Deuxièmement, il nous faut aussi dire que ces familles doivent avoir une espèce de colonne vertébrale spirituelle. Je parle ici dans le cadre de ma propre expérience spirituelle et de celle de notre famille qui est celui de la tradition réformée évangélique. Mon épouse, Rose-Marie, et moi-même, nous avons constaté qu’il était absolument indispensable qu’il y ait une espèce de liturgie cultuelle à l’intérieur de la vie familiale. C’est-à-dire qu’il y ait ce que nous appelons un culte de famille. En général, après le souper, avant que les enfants ne se dispersent vers leurs diverses tâches, (une fois qu’ils sont dispersés cela devient difficile de les rassembler), nous sortons la Bible, nous en lisons un passage, et nous l’expliquons ensemble. On pose des questions par rapport à ce que nous venons de lire. Il s’agit d’une espèce de petit catéchisme familial informel qui dure dix minutes, un quart d’heure, parfois vingt minutes. Ensuite, toute la famille prie. Nous prions pour toutes sortes de questions, petits et grands priant à tour de rôle. Nous avons, par exemple, prié pour ce congrès. Je crois que, si nous voulons résister aux offensives anti-familiales de notre société sécularisée, il est absolument indispensable de maintenir un tel centre de vie spirituelle au centre de la vie de famille.

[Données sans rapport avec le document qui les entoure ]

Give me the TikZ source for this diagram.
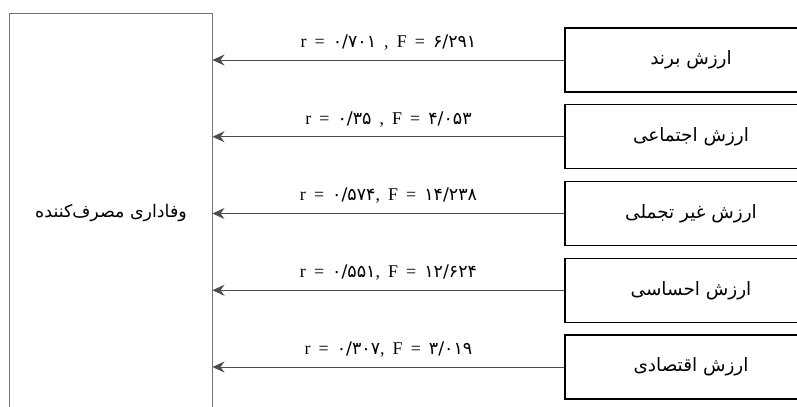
\documentclass[tikz,border=0pt]{standalone}
\usepackage{fontspec}
\setmainfont{Liberation Serif}
\newfontfamily\farsi[Script=Arabic]{DejaVu Sans}
\newfontfamily\statfont[WordSpace=1.8]{Liberation Serif}
\TeXXeTstate=1
\usepackage{tikz}
\usetikzlibrary{arrows.meta}
\newcommand{\fa}[1]{{\farsi\fontsize{17.5}{19}\selectfont #1}}
\tikzset{
  valuenode/.style = {shape=rectangle, draw, line width=1.1bp, anchor=center,
                      minimum width=252bp, minimum height=64bp,
                      font=\farsi\fontsize{18.5}{20}\selectfont},
  loyalnode/.style = {shape=rectangle, draw=black!55, line width=1bp, anchor=center,
                      minimum width=202bp, minimum height=400bp,
                      font=\farsi\fontsize{17.5}{20}\selectfont},
  arrow/.style = {draw=black!70, line width=0.9bp,
                  -{Stealth[length=12bp, width=11bp, inset=4bp]}},
  stat/.style = {above=6bp, font=\statfont\fontsize{18}{20}\selectfont, text=black}
}

\begin{document}
\begin{tikzpicture}[node distance=76.75bp, x=1bp, y=-1bp]
            \useasboundingbox (0,0) rectangle (797,406);
            \node (brand) [valuenode] at (691,60) {\beginR ارزش برند\endR};
            \node (social) [valuenode, below of=brand] {\beginR ارزش اجتماعی\endR};
            \node (nonlux) [valuenode, below of=social] {\beginR ارزش غیر تجملی\endR};
            \node (emot) [valuenode, below of=nonlux] {\beginR ارزش احساسی\endR};
            \node (econ) [valuenode, below of=emot] {\beginR ارزش اقتصادی\endR};
            \node (loyal) [loyalnode] at (111,213) {\beginR وفاداری مصرف‌کننده\endR};

            \draw [arrow] (brand) -- node [stat] {r = \fa{۰/۷۰۱} , F = \fa{۶/۲۹۱}} (loyal.east |- brand);
            \draw [arrow] (social) -- node [stat] {r = \fa{۰/۳۵} , F = \fa{۴/۰۵۳}} (loyal.east |- social);
            \draw [arrow] (nonlux) -- node [stat] {r = \fa{۰/۵۷۴}, F = \fa{۱۴/۲۳۸}} (loyal.east |- nonlux);
            \draw [arrow] (emot) -- node [stat] {r = \fa{۰/۵۵۱}, F = \fa{۱۲/۶۲۴}} (loyal.east |- emot);
            \draw [arrow] (econ) -- node [stat] {r = \fa{۰/۳۰۷}, F = \fa{۳/۰۱۹}} (loyal.east |- econ);
        \end{tikzpicture}
\end{document}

Je ne veux pas développer davantage ces deux points.

Il nous faut vraiment comprendre que nous sommes en état de guerre et que nous avons des fortifications à développer. Mais j’ajouterai ceci en guise de conclusion. Une famille chrétiennement structurée est une institution extraordinairement efficace. On a parlé du travail de l’Association de parents chrétiens et d’autres travaux que nous faisons. Je dois ici rendre hommage à nos enfants, tous présents à ce congrès. Si nous n’avions pas des travailleurs à domicile qui collaborent activement à l’œuvre à laquelle nous nous consacrons, nous n’aurions guère pu accomplir grand-chose. Nous avons pensé, par exemple, ne pas donner d’argent de poche à nos enfants mais bien plutôt leur payer leur travail. Ainsi, dans la diversification de la famille véritable – non pas la famille égalitaire impuissante où chacun ne fait que ce qu’il veut – nous avons un moyen d’action extraordinairement efficace, extrêmement fort et souple. Je voudrais terminer en vous lisant quelques versets de la Parole de Dieu qui nous parlent de la famille telle que Dieu la veut. Il s’agit du Psaume 127 qui exprime bien l’esprit dans lequel s’est déroulé ce congrès :

« Si l’Éternel ne bâtit la maison,

Ceux qui la bâtissent, travaillent en vain.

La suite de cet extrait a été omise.